In 1978 my elderly mother spent the winter months with us in North Carolina. At age 84 she was still very active and her mind was exceptionally alert. No matter where she was she would find things of interest and she had a knack for turning the mundane into an adventure.

One of my mother’s disciplines was to take a short walk every day and she would usually be gone for about 30 minutes. A week into her visit she took her regular exercise but it was almost two hours before she returned home, her smile telling me that she had thoroughly enjoyed her latest escapade.

Mother had heard that we had a bedridden neighbor living just 4 houses down from ours and she took it upon herself to visit her. When there was no answer to her knock she tried the door and, finding it open, she stuck her head in, giving a friendly “Woo, woo, anyone here?” A woman answered and Mother ventured in and introduced herself ! (Can you imagine that in this day and age?) The two women became great friends and those visits were the highlight of her days while staying with us.

She would also bring home leaves and berries and anything else that caught her fancy and she would pour over our encyclopedias to identify them. One day she was doing just that in “her” little back bedroom when I heard a loud cry of astonishment. I went running to see if she was OK and the two of us watched in wonder as more than 20 Cedar Waxwings settled to feed on the berries of a small tree in our backyard.

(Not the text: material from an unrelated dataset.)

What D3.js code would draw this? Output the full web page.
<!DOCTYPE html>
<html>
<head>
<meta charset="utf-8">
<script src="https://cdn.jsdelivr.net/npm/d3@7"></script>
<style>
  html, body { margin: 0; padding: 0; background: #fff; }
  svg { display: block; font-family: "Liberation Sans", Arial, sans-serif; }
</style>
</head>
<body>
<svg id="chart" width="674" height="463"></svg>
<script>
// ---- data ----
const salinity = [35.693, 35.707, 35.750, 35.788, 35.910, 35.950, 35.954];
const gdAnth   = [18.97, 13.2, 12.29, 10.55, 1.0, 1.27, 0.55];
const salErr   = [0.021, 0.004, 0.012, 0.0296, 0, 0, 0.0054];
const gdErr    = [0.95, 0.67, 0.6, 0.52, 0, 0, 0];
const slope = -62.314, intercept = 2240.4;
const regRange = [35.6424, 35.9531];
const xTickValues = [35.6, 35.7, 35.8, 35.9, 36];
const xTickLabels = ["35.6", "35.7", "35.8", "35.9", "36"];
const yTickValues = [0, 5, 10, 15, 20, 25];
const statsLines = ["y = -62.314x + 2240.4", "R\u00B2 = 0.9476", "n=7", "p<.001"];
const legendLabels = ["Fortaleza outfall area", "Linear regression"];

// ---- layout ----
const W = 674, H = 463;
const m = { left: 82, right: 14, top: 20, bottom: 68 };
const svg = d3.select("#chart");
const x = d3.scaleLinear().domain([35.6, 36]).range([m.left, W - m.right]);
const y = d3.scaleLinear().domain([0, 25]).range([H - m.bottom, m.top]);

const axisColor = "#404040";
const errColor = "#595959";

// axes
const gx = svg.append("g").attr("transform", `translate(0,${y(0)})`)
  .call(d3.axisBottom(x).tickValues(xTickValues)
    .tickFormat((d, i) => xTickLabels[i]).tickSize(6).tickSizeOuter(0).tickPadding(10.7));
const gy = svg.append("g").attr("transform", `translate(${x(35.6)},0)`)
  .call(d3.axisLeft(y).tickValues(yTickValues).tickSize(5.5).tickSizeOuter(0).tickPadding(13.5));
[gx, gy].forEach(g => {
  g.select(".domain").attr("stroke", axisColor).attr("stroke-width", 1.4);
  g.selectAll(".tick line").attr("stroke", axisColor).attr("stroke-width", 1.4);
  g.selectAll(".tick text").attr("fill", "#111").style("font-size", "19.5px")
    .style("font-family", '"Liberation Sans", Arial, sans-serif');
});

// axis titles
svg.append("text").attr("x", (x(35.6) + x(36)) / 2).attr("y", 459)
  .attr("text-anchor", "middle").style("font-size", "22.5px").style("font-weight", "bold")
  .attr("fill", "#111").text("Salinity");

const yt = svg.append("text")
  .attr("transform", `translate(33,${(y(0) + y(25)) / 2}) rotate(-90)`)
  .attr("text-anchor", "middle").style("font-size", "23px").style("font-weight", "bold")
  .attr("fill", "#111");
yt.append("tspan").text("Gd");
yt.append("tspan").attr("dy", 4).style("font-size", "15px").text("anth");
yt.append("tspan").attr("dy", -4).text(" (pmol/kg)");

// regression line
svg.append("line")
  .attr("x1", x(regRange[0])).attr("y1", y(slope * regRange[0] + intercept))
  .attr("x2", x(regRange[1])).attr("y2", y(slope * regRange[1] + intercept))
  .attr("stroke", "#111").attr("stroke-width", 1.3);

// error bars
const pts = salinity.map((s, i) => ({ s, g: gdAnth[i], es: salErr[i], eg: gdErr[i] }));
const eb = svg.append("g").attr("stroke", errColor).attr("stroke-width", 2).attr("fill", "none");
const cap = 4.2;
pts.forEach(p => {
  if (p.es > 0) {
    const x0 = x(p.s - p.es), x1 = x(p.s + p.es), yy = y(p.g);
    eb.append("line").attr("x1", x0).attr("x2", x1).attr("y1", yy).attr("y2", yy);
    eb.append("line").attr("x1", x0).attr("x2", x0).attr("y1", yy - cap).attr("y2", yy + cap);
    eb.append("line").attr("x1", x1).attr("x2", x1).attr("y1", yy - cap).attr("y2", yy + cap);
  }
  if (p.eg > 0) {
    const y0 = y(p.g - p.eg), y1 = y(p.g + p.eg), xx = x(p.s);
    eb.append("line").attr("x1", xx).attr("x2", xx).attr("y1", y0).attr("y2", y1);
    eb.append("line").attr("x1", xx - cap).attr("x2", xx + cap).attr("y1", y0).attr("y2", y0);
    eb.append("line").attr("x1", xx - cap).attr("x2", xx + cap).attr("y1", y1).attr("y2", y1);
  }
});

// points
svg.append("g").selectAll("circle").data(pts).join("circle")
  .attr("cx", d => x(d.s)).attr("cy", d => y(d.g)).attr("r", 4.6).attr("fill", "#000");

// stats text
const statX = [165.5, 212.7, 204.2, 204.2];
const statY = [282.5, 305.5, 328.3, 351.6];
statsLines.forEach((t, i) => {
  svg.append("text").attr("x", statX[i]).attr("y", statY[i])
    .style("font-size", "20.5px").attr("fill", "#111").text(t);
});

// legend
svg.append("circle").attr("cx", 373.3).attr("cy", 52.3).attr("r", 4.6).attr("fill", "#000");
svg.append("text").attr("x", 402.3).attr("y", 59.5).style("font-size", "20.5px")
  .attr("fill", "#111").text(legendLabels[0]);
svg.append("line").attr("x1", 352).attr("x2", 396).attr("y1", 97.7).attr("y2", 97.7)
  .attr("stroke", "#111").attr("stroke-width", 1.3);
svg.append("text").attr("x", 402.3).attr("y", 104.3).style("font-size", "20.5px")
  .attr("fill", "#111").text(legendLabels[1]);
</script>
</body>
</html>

The tree was just outside her window and we were not more than 10 feet from the birds. We watched in awe as these lovely creatures fed to their heart’s content. I mentioned that I could run and get my camera but Mother put her hand on my arm and said, “Don’t move. They’ll be gone before you get back. Just savor the moment.” … and she was right. All of a sudden they perked up, as if they’d heard a silent alarm, and within a minute they were gone.

That was 27 years ago and for a long time I watched to see if “my” Waxwings would return to that little tree. They never did and now my tree, my mother and my Cedar Waxwings are all gone. But, not my memory...that I will savor forever.